Delegating that work to software feels like relief.

Let the app decide.
Let the algorithm filter.
Let the platform remember.

But delegation only works when it’s reversible. Once users can no longer function without a system — or understand what it does on their behalf — delegation turns into dependency. That’s why architecture matters more than promises, and why software that claims it will be “secure later” almost never is.

The problem isn’t that delegation exists.
It’s that it becomes irreversible.

When systems are designed so users cannot meaningfully opt out without losing functionality, control stops being optional. It becomes theoretical.

You’re free — as long as you stay inside the system.

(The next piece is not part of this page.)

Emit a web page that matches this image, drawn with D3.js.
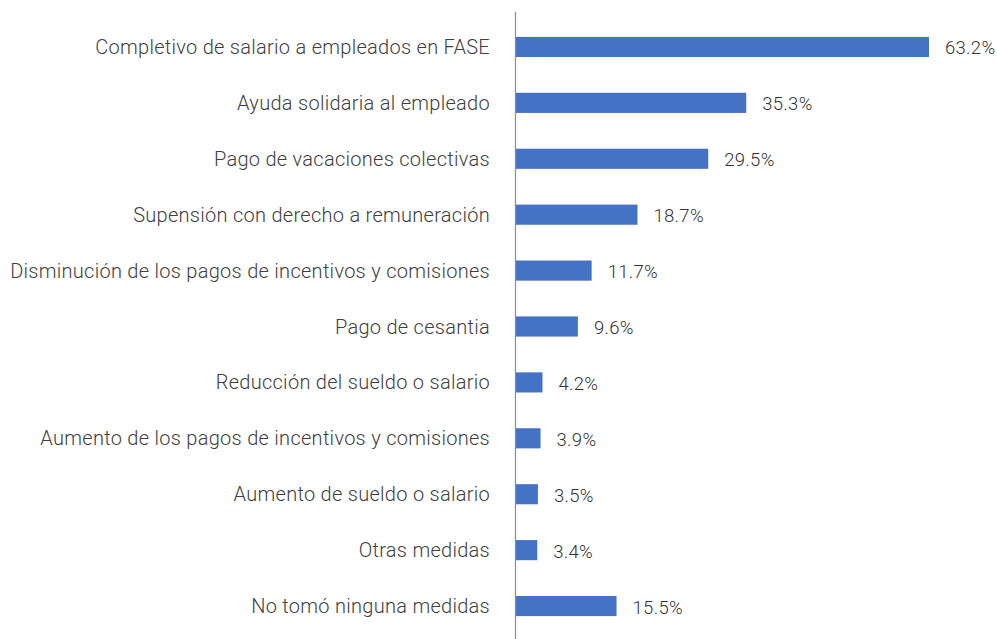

Control vs. Responsibility

True control isn’t about endless options or complex settings.
It’s about responsibility being shared, not offloaded.

A system that respects users doesn’t ask them to constantly defend themselves.
It limits its own power by design.

That kind of software feels different.
Less “smart.” Less optimized. Sometimes less shiny.

But it treats users as participants, not inputs.

And that approach almost always clashes with unchecked innovation. Setting limits — technical or ethical — is often framed as slowing progress, even though it’s usually the only thing preventing systems from quietly overreaching.

So, Is Real Control Still Possible?

Yes. But it doesn’t look like total freedom or perfect privacy.

It looks like:

  • defaults that protect users even when they do nothing
  • systems that still work when tracking is disabled
  • tools that don’t punish curiosity or skepticism
  • products that assume users may want to leave — and make that possible

Control isn’t about doing everything yourself.
It’s about knowing where responsibility ends — and where it shouldn’t be taken away from you.

In modern digital life, the hardest thing isn’t losing control.
It’s realizing how long ago it already happened.